Der Durchschnittsnutzer habe aber oft gar keine Ahnung, von wem die Apps stammen, was sie machen und was sie tatsächlich alles sammeln. "Firmen spielt die Selbstüberwachung natürlich in die Karten. Je mehr Informationen sie bekommen, desto interessanter und genauer sind die erkennbaren Muster", sagt Schreiber. Sein Tipp: Die Daten möglichst bei unterschiedlichen Anbietern speichern, damit nicht auf einfachstem Wege ein Profil erstellt werden kann.
Ähnlich sieht es der Hamburger Datenschützer Ulrich Kühn.
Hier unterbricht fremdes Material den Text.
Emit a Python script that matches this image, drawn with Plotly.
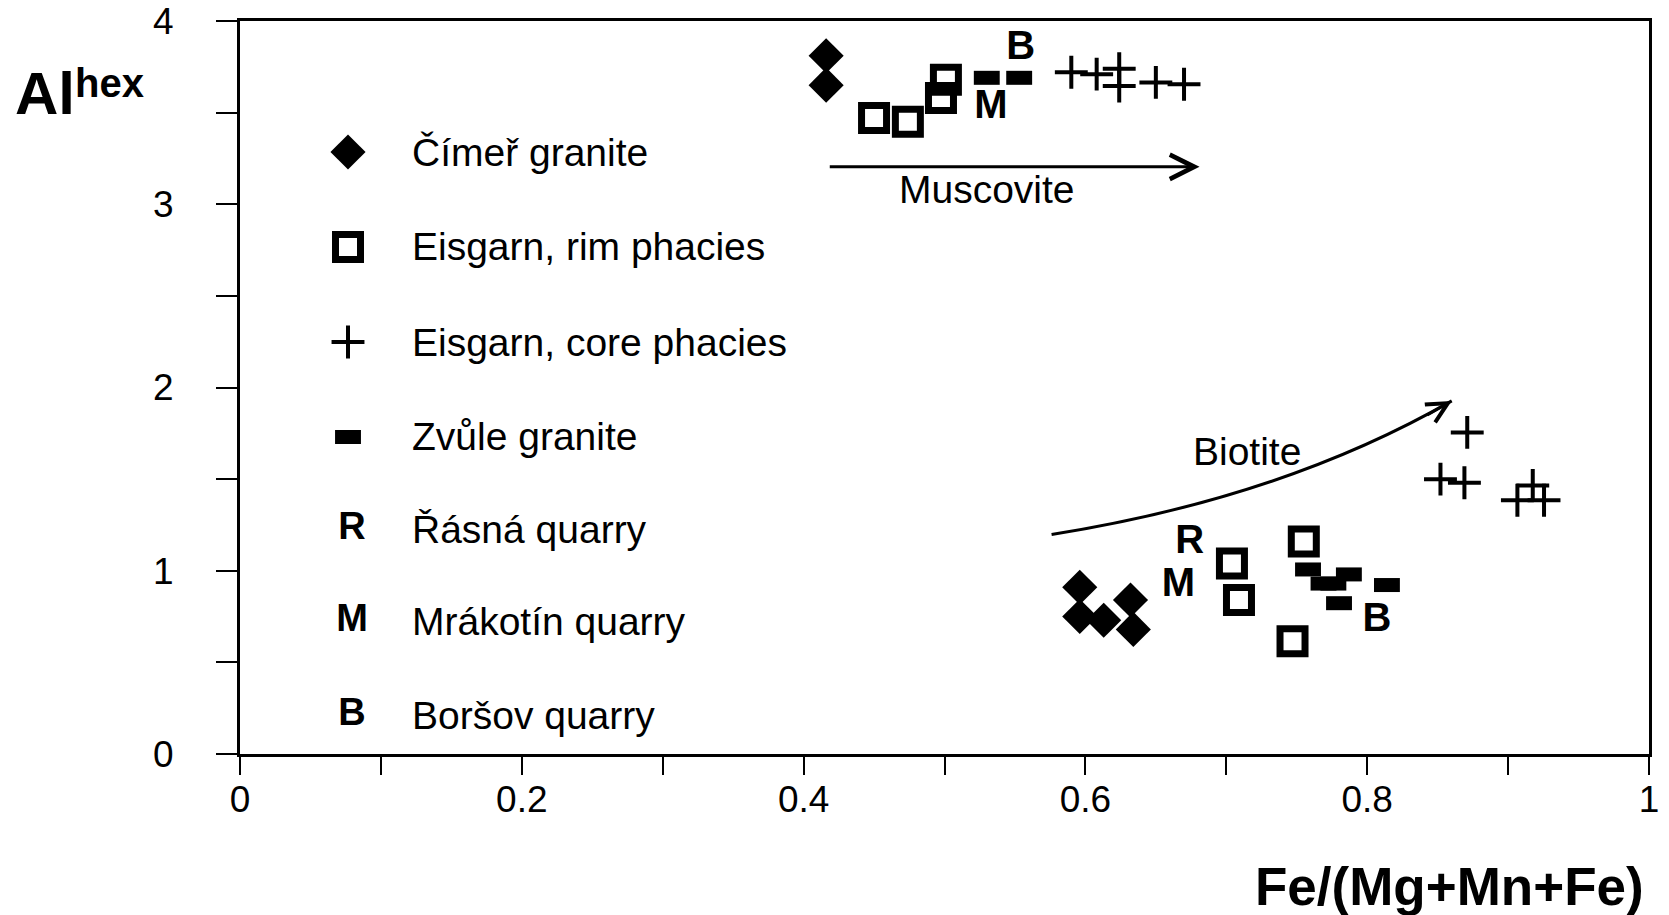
import plotly.graph_objects as go

# ---- data: Fe/(Mg+Mn+Fe) vs Al(hex) for micas ----
# Čímeř granite (filled diamonds)
cimer_x = [0.416, 0.416, 0.596, 0.596, 0.613, 0.632, 0.634]
cimer_y = [3.81, 3.65, 0.91, 0.75, 0.73, 0.84, 0.68]

# Eisgarn granite, rim facies (open squares)
rim_x = [0.450, 0.474, 0.4975, 0.501, 0.704, 0.709, 0.755, 0.747]
rim_y = [3.47, 3.45, 3.58, 3.68, 1.04, 0.84, 1.16, 0.615]

# Eisgarn granite, core facies (crosses)
core_x = [0.590, 0.608, 0.624, 0.624, 0.650, 0.670, 0.871, 0.852, 0.869, 0.9175, 0.9066, 0.9255]
core_y = [3.72, 3.71, 3.74, 3.645, 3.665, 3.655, 1.755, 1.50, 1.48, 1.465, 1.385, 1.385]

# Zvůle granite (filled bars)
zvule_x = [0.530, 0.553, 0.758, 0.769, 0.776, 0.787, 0.780, 0.814]
zvule_y = [3.69, 3.69, 1.007, 0.93, 0.93, 0.98, 0.823, 0.922]

# quarry letters placed next to the analysed groups
label_text = ["B", "M", "R", "M", "B"]
label_x = [0.554, 0.533, 0.674, 0.666, 0.807]
label_y = [3.85, 3.525, 1.151, 0.919, 0.727]

series_names = ["Čímeř granite", "Eisgarn, rim phacies", "Eisgarn, core phacies", "Zvůle granite"]
quarry_letters = ["R", "M", "B"]
quarry_names = ["Řásná quarry", "Mrákotín quarry", "Boršov quarry"]

x_ticks = [0, 0.2, 0.4, 0.6, 0.8, 1]
y_ticks = [0, 1, 2, 3, 4]

# ---- page geometry ----
W, H = 1669, 915
ML, MR, MT, MB = 240, 20, 21, 161
FONT = "Liberation Sans, Arial, Helvetica, sans-serif"


def px_x(px):
    return (px - ML) / (W - ML - MR)


def px_y(py):
    return (H - MB - py) / (H - MT - MB)


diamond = dict(symbol="diamond", size=27, color="black", line=dict(width=0))
square = dict(symbol="square-open", size=25, color="black", line=dict(width=7, color="black"))
cross = dict(symbol="cross-thin", size=23.5, color="black", line=dict(width=4, color="black"))
bar = dict(symbol="line-ew", size=18.5, color="black", line=dict(width=14, color="black"))
styles = [diamond, square, cross, bar]

fig = go.Figure()

for name, xs, ys, mk in zip(series_names, [cimer_x, rim_x, core_x, zvule_x],
                            [cimer_y, rim_y, core_y, zvule_y], styles):
    fig.add_trace(go.Scatter(x=xs, y=ys, mode="markers", name=name, marker=mk,
                             showlegend=False, cliponaxis=False))

fig.add_trace(go.Scatter(x=label_x, y=label_y, mode="text", text=label_text,
                         textposition="middle center", showlegend=False,
                         textfont=dict(family=FONT, size=40, color="black", weight="bold")))

# ---- hand-built key in the upper left of the plot area ----
legend_rows = [152, 247, 342, 437, 529, 621, 715]
key_sym_x = px_x(348)
key_txt_x = px_x(410)

for i, mk in enumerate(styles):
    fig.add_trace(go.Scatter(x=[key_sym_x], y=[px_y(legend_rows[i])], mode="markers",
                             marker=mk, xaxis="x2", yaxis="y2", showlegend=False,
                             cliponaxis=False, hoverinfo="skip"))

fig.add_trace(go.Scatter(x=[px_x(352)] * len(quarry_letters),
                         y=[px_y(r) for r in legend_rows[4:]],
                         mode="text", text=quarry_letters, xaxis="x2", yaxis="y2",
                         showlegend=False, hoverinfo="skip", cliponaxis=False,
                         textfont=dict(family=FONT, size=38, color="black", weight="bold")))

annotations = []
for name, row in zip(series_names + quarry_names, legend_rows):
    annotations.append(dict(xref="paper", yref="paper", x=key_txt_x, y=px_y(row),
                            text=name, showarrow=False, xanchor="left", yanchor="middle",
                            font=dict(family=FONT, size=39, color="black")))

# trend arrows and their labels
annotations.append(dict(xref="x", yref="y", axref="x", ayref="y",
                        x=0.681, y=3.204, ax=0.4175, ay=3.204, text="",
                        showarrow=True, arrowhead=5, arrowsize=1.6, arrowwidth=3,
                        arrowcolor="black", standoff=0))
annotations.append(dict(xref="x", yref="y", x=0.530, y=3.08, text="Muscovite",
                        showarrow=False, font=dict(family=FONT, size=39, color="black")))

bio_start = (0.576, 1.198)
bio_ctrl = (0.740, 1.398)
bio_tip = (0.860, 1.927)
annotations.append(dict(xref="x", yref="y", x=bio_tip[0], y=bio_tip[1],
                        ax=-26, ay=15, text="", showarrow=True, arrowhead=5,
                        arrowsize=1.35, arrowwidth=3, arrowcolor="black", standoff=0))
annotations.append(dict(xref="x", yref="y", x=0.715, y=1.651, text="Biotite",
                        showarrow=False, font=dict(family=FONT, size=39, color="black")))

# axis titles
annotations.append(dict(xref="paper", yref="paper", x=px_x(13), y=px_y(93.5), text="Al",
                        showarrow=False, xanchor="left", yanchor="middle",
                        font=dict(family=FONT, size=60, color="black", weight="bold")))
annotations.append(dict(xref="paper", yref="paper", x=px_x(73), y=px_y(82.5), text="hex",
                        showarrow=False, xanchor="left", yanchor="middle",
                        font=dict(family=FONT, size=40, color="black", weight="bold")))
annotations.append(dict(xref="paper", yref="paper", x=px_x(1646), y=px_y(886),
                        text="Fe/(Mg+Mn+Fe)", showarrow=False, xanchor="right",
                        yanchor="middle",
                        font=dict(family=FONT, size=53, color="black", weight="bold")))

shapes = [dict(type="path", xref="x", yref="y",
               path=(f"M {bio_start[0]},{bio_start[1]} "
                     f"Q {bio_ctrl[0]},{bio_ctrl[1]} {bio_tip[0]},{bio_tip[1]}"),
               line=dict(color="black", width=3))]

axis_common = dict(showline=True, linewidth=3, linecolor="black", mirror=True,
                   showgrid=False, zeroline=False, ticks="outside", tickwidth=2,
                   automargin=False, tickcolor="black",
                   tickfont=dict(family=FONT, size=37, color="black"))

fig.update_layout(
    width=W, height=H,
    margin=dict(l=ML, r=MR, t=MT, b=MB, pad=0, autoexpand=False),
    paper_bgcolor="white", plot_bgcolor="white",
    showlegend=False,
    xaxis=dict(range=[0, 1], tickvals=x_ticks, ticklen=18, ticklabelstandoff=-7,
               minor=dict(dtick=0.1, tick0=0, ticks="outside", ticklen=18, tickwidth=2,
                          tickcolor="black", showgrid=False),
               **axis_common),
    yaxis=dict(range=[0, 4], tickvals=y_ticks, ticklen=21, ticklabelstandoff=35,
               minor=dict(dtick=0.5, tick0=0, ticks="outside", ticklen=21, tickwidth=2,
                          tickcolor="black", showgrid=False),
               **axis_common),
    xaxis2=dict(overlaying="x", range=[0, 1], visible=False),
    yaxis2=dict(overlaying="y", range=[0, 1], visible=False),
    annotations=annotations,
    shapes=shapes,
)

fig.write_html("out.html")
Er empfiehlt, auf Datenspeicherungen außerhalb des Handys zu verzichten. "Je weniger in sogenannten Clouds im Internet gespeichert wird, desto besser." Außerdem sollten Tracker auf das Aufzeichnen von sehr sensiblen Daten verzichten und sich bei der App-Wahl eher auf europäische Anbieter konzentrieren, weil diese in Sachen Datenschutz greifbarer seien.
Wissenschaftler Loebel warnt davor, "Menschen und ihr Leben ausschließlich auf Zahlen zu reduzieren". Und Prof. Rupert Gerzer, Leiter des Instituts für Luft- und Raumfahrtmedizin beim DLR in Köln, sieht noch eine andere Gefahr der Sammelei: "Es kann eine Art Sucht entstehen."